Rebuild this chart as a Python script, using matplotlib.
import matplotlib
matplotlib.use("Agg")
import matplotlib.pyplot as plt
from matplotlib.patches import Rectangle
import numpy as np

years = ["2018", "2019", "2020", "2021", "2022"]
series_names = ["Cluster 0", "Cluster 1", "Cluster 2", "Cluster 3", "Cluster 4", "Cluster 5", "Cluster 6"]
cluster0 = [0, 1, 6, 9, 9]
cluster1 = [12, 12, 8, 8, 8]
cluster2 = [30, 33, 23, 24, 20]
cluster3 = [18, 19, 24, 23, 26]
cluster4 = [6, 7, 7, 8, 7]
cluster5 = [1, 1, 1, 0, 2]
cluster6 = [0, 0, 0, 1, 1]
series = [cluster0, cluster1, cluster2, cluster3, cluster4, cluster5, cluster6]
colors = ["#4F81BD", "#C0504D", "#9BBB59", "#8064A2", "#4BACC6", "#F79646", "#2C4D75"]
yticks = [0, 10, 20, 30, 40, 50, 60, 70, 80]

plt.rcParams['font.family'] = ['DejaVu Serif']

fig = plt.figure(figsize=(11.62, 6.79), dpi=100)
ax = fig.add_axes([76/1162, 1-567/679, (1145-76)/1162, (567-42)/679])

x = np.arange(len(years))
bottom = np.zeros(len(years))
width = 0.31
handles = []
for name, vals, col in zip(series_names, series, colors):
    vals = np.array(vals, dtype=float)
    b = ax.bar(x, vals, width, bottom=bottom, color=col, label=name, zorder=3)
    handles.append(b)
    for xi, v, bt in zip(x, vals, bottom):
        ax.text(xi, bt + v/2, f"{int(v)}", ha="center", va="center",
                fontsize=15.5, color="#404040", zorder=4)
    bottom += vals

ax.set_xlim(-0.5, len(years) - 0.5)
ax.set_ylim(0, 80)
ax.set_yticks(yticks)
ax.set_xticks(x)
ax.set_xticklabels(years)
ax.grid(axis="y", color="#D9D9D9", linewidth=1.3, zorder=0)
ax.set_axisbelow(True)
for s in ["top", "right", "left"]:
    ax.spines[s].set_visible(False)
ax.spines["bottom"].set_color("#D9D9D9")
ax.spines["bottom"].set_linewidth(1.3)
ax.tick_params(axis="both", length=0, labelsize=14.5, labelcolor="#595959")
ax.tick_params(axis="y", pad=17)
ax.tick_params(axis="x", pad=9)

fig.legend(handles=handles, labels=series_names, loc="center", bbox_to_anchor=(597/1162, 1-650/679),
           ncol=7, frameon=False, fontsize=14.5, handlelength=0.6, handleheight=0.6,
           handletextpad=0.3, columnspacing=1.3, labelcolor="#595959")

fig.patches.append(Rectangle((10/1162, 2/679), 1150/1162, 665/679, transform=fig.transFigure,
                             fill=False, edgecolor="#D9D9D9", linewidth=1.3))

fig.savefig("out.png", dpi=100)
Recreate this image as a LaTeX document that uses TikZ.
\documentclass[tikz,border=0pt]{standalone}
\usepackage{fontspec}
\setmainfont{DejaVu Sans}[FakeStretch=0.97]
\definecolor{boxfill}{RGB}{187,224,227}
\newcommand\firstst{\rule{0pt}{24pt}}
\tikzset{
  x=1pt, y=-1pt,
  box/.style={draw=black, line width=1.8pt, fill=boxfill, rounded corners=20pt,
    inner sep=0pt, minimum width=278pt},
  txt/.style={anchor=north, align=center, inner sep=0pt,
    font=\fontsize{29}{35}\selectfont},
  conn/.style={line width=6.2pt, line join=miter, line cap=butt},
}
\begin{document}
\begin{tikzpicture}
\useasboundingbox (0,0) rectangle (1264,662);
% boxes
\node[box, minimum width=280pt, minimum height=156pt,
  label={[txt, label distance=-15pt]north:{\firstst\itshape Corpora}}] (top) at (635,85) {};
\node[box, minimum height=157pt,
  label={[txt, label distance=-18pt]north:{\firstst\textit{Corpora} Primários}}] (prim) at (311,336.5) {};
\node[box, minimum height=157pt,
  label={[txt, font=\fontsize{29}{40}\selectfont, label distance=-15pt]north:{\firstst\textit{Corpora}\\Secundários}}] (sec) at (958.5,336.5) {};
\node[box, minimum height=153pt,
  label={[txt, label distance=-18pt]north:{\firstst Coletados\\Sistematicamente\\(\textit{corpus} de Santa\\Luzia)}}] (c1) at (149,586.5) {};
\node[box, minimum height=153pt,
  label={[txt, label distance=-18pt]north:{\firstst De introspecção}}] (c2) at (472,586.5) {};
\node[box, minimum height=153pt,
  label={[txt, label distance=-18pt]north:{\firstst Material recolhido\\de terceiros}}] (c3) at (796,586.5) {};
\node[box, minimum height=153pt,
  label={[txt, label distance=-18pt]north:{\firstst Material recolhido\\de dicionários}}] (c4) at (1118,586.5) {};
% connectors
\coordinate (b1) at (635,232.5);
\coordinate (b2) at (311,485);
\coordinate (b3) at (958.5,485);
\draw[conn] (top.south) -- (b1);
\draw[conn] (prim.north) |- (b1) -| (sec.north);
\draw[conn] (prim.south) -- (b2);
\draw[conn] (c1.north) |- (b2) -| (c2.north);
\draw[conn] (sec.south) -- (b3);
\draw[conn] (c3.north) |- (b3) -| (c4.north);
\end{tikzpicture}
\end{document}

---

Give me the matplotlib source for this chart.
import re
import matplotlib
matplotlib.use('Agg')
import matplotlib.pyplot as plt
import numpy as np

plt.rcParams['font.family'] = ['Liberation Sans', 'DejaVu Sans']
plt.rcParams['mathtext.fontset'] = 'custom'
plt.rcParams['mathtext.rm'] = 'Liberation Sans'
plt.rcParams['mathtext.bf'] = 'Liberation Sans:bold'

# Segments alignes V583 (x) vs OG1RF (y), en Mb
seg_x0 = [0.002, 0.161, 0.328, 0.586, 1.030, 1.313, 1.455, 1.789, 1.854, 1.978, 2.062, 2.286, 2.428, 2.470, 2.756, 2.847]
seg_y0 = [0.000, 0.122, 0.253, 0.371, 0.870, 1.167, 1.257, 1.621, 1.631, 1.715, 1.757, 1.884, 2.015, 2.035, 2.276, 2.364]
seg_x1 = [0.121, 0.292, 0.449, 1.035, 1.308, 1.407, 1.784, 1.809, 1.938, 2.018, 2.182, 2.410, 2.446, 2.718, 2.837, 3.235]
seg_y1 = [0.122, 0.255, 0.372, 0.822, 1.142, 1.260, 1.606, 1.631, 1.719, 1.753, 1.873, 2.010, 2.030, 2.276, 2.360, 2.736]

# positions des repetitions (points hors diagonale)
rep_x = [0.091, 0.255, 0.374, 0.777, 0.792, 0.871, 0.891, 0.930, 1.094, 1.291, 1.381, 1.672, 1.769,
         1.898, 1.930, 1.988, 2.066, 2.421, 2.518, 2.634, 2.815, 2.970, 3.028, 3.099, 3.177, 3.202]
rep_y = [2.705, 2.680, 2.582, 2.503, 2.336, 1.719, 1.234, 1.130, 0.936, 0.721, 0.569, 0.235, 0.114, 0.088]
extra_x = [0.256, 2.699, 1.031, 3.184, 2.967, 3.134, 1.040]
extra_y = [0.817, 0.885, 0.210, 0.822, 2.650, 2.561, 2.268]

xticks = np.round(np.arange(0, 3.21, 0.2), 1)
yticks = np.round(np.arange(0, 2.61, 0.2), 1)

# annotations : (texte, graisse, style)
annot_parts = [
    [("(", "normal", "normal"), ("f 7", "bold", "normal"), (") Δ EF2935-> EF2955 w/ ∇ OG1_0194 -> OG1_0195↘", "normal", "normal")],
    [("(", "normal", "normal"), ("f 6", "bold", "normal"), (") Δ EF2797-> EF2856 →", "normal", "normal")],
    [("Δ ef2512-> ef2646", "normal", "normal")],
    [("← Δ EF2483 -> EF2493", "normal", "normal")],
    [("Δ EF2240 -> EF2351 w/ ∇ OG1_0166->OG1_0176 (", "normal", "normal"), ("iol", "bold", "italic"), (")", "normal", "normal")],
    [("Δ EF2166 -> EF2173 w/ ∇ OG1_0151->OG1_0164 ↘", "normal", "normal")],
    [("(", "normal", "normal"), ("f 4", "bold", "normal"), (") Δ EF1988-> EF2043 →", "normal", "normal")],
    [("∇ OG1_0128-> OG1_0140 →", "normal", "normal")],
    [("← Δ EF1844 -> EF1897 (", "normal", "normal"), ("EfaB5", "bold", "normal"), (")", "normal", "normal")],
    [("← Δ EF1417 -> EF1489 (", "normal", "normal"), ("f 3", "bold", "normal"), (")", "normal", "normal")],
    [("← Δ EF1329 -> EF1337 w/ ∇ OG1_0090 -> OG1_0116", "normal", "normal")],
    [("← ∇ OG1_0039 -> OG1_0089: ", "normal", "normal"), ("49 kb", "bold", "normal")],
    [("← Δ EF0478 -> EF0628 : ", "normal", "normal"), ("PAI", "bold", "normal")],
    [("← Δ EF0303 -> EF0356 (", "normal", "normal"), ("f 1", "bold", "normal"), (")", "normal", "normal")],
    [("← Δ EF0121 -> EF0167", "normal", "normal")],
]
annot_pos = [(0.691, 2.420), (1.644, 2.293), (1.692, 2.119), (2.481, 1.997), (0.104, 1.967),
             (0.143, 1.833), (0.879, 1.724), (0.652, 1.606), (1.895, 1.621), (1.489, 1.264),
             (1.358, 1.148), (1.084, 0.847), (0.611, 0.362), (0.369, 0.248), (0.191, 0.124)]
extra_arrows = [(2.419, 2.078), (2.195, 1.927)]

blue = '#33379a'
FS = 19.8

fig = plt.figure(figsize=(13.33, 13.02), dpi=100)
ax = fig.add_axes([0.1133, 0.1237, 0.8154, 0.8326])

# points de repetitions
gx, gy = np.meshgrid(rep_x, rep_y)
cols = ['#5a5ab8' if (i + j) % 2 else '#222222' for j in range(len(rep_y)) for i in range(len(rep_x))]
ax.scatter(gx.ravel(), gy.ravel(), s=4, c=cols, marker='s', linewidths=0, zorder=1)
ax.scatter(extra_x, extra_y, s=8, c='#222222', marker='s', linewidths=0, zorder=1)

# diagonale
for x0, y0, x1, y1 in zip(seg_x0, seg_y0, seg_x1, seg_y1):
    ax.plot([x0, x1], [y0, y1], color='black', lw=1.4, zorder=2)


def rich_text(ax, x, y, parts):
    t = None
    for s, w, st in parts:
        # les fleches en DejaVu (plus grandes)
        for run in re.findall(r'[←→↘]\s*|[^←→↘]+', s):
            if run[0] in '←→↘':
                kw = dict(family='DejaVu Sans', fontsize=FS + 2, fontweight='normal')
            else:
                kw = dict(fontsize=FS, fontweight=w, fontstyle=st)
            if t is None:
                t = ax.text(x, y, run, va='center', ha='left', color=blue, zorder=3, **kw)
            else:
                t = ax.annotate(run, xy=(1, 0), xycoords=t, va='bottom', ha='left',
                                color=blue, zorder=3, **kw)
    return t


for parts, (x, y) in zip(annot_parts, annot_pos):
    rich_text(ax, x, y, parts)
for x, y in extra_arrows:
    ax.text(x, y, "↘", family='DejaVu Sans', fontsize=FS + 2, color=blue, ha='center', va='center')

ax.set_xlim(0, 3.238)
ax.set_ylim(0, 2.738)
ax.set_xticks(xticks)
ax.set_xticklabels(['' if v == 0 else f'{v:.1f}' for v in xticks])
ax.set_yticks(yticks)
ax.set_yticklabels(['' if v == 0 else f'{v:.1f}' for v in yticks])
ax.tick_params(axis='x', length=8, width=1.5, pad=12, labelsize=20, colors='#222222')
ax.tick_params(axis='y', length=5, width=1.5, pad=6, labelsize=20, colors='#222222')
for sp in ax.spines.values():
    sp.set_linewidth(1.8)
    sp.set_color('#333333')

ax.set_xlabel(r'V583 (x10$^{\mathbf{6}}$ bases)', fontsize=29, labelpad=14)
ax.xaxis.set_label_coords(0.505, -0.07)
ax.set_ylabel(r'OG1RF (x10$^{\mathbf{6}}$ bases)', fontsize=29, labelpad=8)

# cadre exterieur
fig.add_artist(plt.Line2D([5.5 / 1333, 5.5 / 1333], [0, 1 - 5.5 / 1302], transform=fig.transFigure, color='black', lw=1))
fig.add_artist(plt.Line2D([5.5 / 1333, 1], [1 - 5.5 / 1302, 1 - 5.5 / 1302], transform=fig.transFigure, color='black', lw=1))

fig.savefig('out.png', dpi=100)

---

Give back, word for word, only the lines above from the line holding "Give me the matplotlib source for this chart." to the line holding "plt.rcParams['mathtext.bf'] = 'Liberation", both included.

Give me the matplotlib source for this chart.
import re
import matplotlib
matplotlib.use('Agg')
import matplotlib.pyplot as plt
import numpy as np

plt.rcParams['font.family'] = ['Liberation Sans', 'DejaVu Sans']
plt.rcParams['mathtext.fontset'] = 'custom'
plt.rcParams['mathtext.rm'] = 'Liberation Sans'
plt.rcParams['mathtext.bf'] = 'Liberation Sans:bold'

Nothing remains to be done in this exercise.